RC-positivity, comparison theorems and prescribed Hermitian-Yang-Mills tensors II

TL;DR

This paper solves the prescribed Hermitian-Yang-Mills tensor problem for Higgs bundles on compact complex manifolds, establishing existence, uniqueness, and inequalities related to the problem.

Contribution

It provides a solution to the prescribed Hermitian-Yang-Mills tensor problem for Higgs bundles, including existence, uniqueness, and Chern number inequalities.

Findings

Existence of a unique Hermitian metric satisfying the prescribed tensor condition.

Positivity condition on the initial Hermitian-Yang-Mills tensor.

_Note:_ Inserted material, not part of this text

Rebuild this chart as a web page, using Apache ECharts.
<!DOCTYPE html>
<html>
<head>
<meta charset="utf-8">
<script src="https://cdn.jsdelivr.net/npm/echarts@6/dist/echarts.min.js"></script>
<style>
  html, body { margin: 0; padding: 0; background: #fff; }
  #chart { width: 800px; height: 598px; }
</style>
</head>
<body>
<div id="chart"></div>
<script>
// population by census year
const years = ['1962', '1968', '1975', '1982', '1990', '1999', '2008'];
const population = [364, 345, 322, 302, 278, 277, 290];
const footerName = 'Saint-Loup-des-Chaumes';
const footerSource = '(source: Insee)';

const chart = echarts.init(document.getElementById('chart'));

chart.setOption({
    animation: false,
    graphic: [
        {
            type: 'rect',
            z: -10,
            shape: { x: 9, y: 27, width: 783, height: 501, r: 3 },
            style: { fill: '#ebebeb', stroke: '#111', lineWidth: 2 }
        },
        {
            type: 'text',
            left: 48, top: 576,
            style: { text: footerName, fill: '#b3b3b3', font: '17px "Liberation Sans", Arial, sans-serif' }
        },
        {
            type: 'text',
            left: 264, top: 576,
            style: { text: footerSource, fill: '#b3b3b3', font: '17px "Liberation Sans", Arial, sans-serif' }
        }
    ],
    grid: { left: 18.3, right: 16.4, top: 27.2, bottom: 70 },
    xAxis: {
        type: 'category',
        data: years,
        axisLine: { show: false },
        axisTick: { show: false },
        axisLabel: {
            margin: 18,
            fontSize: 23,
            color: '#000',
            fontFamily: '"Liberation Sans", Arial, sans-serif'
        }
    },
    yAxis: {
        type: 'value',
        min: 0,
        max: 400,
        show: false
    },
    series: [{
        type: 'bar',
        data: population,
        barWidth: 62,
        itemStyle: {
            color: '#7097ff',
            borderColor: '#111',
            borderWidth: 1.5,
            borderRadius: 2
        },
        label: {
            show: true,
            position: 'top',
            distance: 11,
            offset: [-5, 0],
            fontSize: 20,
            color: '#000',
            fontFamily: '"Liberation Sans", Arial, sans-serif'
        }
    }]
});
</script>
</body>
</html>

Quantitative Chern number inequalities for Higgs bundles.

Abstract

In this paper, we solve the prescribed Hermitian-Yang-Mills tensor problem for Higgs bundles over compact complex manifolds. Let $ (E,\theta) $ be a Higgs bundle over a compact Hermitian manifold $(M,\omega_g) $. Suppose that there exists a smooth Hermitian metric $ h_0 $ on $E$ such that the Hermitian-Yang-Mills tensor $ \Lambda_{\omega_g}\left(\sqrt{-1} R^{D^{h_0}}\right) $ of the Higgs connection is positive definite. Then for any Hermitian positive definite tensor $ P\in \Gamma\left(M,E^*\otimes \bar E^*\right) $, there exists a unique smooth Hermitian metric $ h $ on $E$ such that $$\Lambda_{\omega_g} \left(\sqrt{-1} R^{D^h}\right)=P.$$ We also establish quantitative Chern number inequalities for Higgs bundles.